The Trump administration had previously argued, in its briefs, that any alleged confusion is actually due to the media incorrectly reporting the memo’s contents.
“Even in a dry season, it is fair to trace the fire to an arsonist,” Ho countered.
Arguing for the Department of Justice (DOJ) was Assistant to the Solicitor General Sopan Joshi, who claimed that the government cannot even be sued over the guidance because the harm alleged by the plaintiffs–which include the State of New York and the American Civil Liberties Union (ACLU)–are merely speculative.
But, according to Courthouse News‘s Adam Klasfeld, Circuit Judges Peter Hall and Richard Wesley (both George W. Bush appointees) along with District Judge Jesse Furman (who was appointed by Barack Obama) didn’t “seem to be buying it.”
A follow-up question hinted at the panel’s skepticism:
Judge Hall asks him: How many people would have to be “unchilled” by a ruling blocking Trump’s memorandum for the plaintiffs to have the right to sue?
Is one enough?
DOJ’s Joshi punts: “It would have to be non-speculative.”

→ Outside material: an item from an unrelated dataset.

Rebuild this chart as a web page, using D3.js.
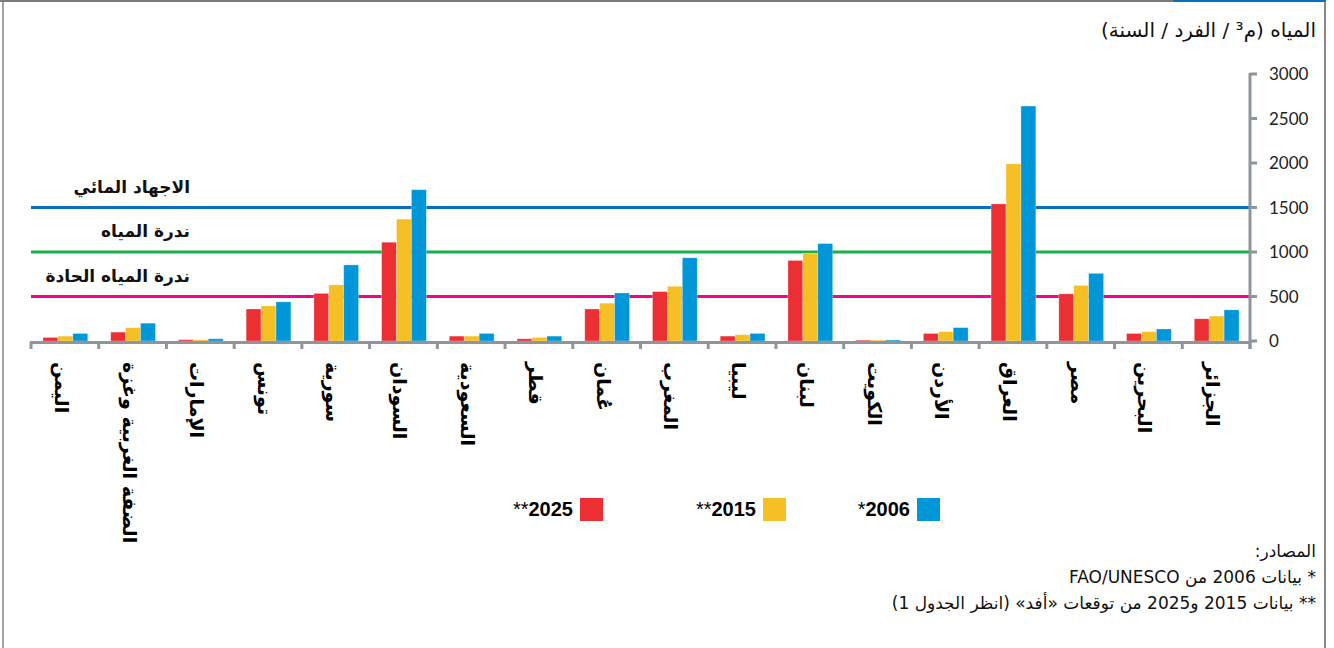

— Adam Klasfeld (@KlasfeldReports) September 3, 2020
Judge Furman went on to say the government’s argument that alleged harms are too speculative to grant the plaintiffs’ standing to sue is substantially similar to an argument that the SDNY and the U.S. Supreme Court have rejected in the recent past.
In the unanimous opinion barring the inclusion of the “citizenship question” on Census forms, the high court explicitly rejected the administration’s speculation attack on standing.
From that ruling, at length:
The Government contends, however, that any harm to respondents is not fairly traceable to the Secretary’s decision [to include the citizenship question], because such harm depends on the independent action of third parties choosing to violate their legal duty to respond to the census. The chain of causation is made even more tenuous, the Government argues, by the fact that such intervening, unlawful third-party action would be motivated by unfounded fears that the Federal Government will itself break the law by using noncitizens’ answers against them for law enforcement purposes. The Government invokes our steady refusal to “endorse standing theories that rest on speculation about the decisions of independent actors,” particularly speculation about future unlawful conduct.
But we are satisfied that, in these circumstances, respondents have met their burden of showing that third parties will likely react in predictable ways to the citizenship question, even if they do so unlawfully and despite the requirement that the Government keep individual answers confidential.
“Both I and the Supreme Court [rejected the speculation theory],” Furman said.